Ah, the good old days! Long before stadium seating, surround-sound, Technicolor, and even the Vitaphone, audiences flocked to watch flickering images accompanied by a live organist. Though some would argue that silent films unwatchable, and others would fume at such heresy, there's no question that a familiarity with the films that first graced the silver screen is a must for any cinema buff.

Silents are Golden is a great place to get started. There are vintage reviews of silent films and essays on the silent era. They can recommend helpful readings and tell you what silent movies are available on video and TV. Be sure to check out the photo galleries of the silent stars - and of their homes!

The Silents Majority is a monthly journal, with detailed information on a variety of silent artists, including those working behind the camera.

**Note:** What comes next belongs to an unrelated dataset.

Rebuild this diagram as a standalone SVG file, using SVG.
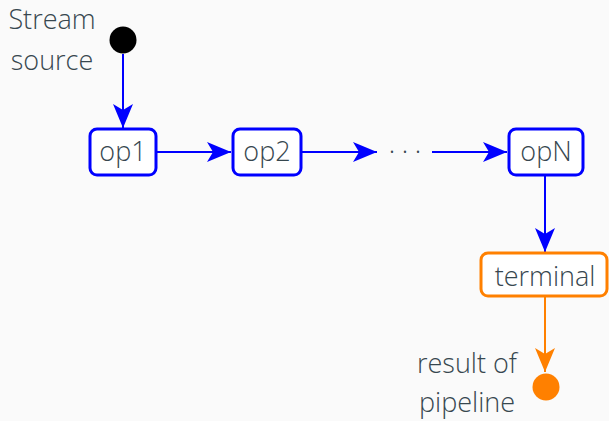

Be sure to check out Cooking with the Stars and visit The Mary Pickford and Dreamland Theatres to view QuickTime video clips from silent films. Silent Era is an extensive site with screening information, a reader-compiled list of the top 100 silent films and an archive featuring vintage magazine covers and articles.

You'll find more links, articles, pictures and the like at Silent Movies, which also features information on silent film screenings. At Welcome to Silent Movies, you can learn exactly when film stars were born or died. Silent Films - Are They Worth the Watching? has some interesting points to make about silent films' relevance for today's movie watcher.




For those wanting visual resources, check out Silent-movies.com. You'll find Silent Ladies and Gents, with hundreds of photographs, divided into galleries like "The Silent Divas," "The Silent Flappers" and "The Great Silent Clowns." At Slapstick: The Silent Comedy Quicktime Cavalcade, you can view video clips of Charlie Chaplin, Harold Lloyd, Buster Keaton and many more.

Here are a few essential films for people interested in silent film and film history.

  • Intolerance
    Though 1920s audiences ignored this D.W. Griffith film in favor of his smash hit "Birth of a Nation," it is now considered to be his masterpiece.

  • Ben Hur
    At $3.9 million, this was the most expensive silent movie ever. Douglas Fairbanks, Mary Pickford, Myrna Loy, Lillian Gish and Harold Lloyd were all uncredited extras in the chariot race scene.

  • Wings
    The first film to win the Academy Award as Best Picture, it contains aerial photography and special effects that were spectacular for the time.

  • The Cabinet of Dr. Caligari
    This German expressionist film is generally considered to be the first horror movie.

  • Metropolis
    This German film by famed director Fritz Lang is considered to be the first science fiction film.

  • Orphans of the Storm
    This film unites D.W. Griffith with Lillian and Dorothy Gish, and while it's a perfect example of the mannered, sentimental acting usually seen in silent film, it's visually quite beautiful.

  • The Gold Rush
    Made shortly after Charlie Chaplin, Douglas Fairbanks, Mary Pickford, and D.W. Griffith formed the United Artists Corporation, this is considered by most to be Chaplin's masterpiece.

  • The Thief of Bagdad
    A prime example of Douglas Fairbanks at his swashbuckling best!

  • Greed
    Erich Von Stroheim's masterpiece was originally 42 reels and ran for more than 8 hours. But the producers had some problems with the ideas expressed and cut it down to two hours. A four hour restored version has recently been shown, and there are those who hope that Von Stroheim's original is still hidden in an attic or vault somewhere.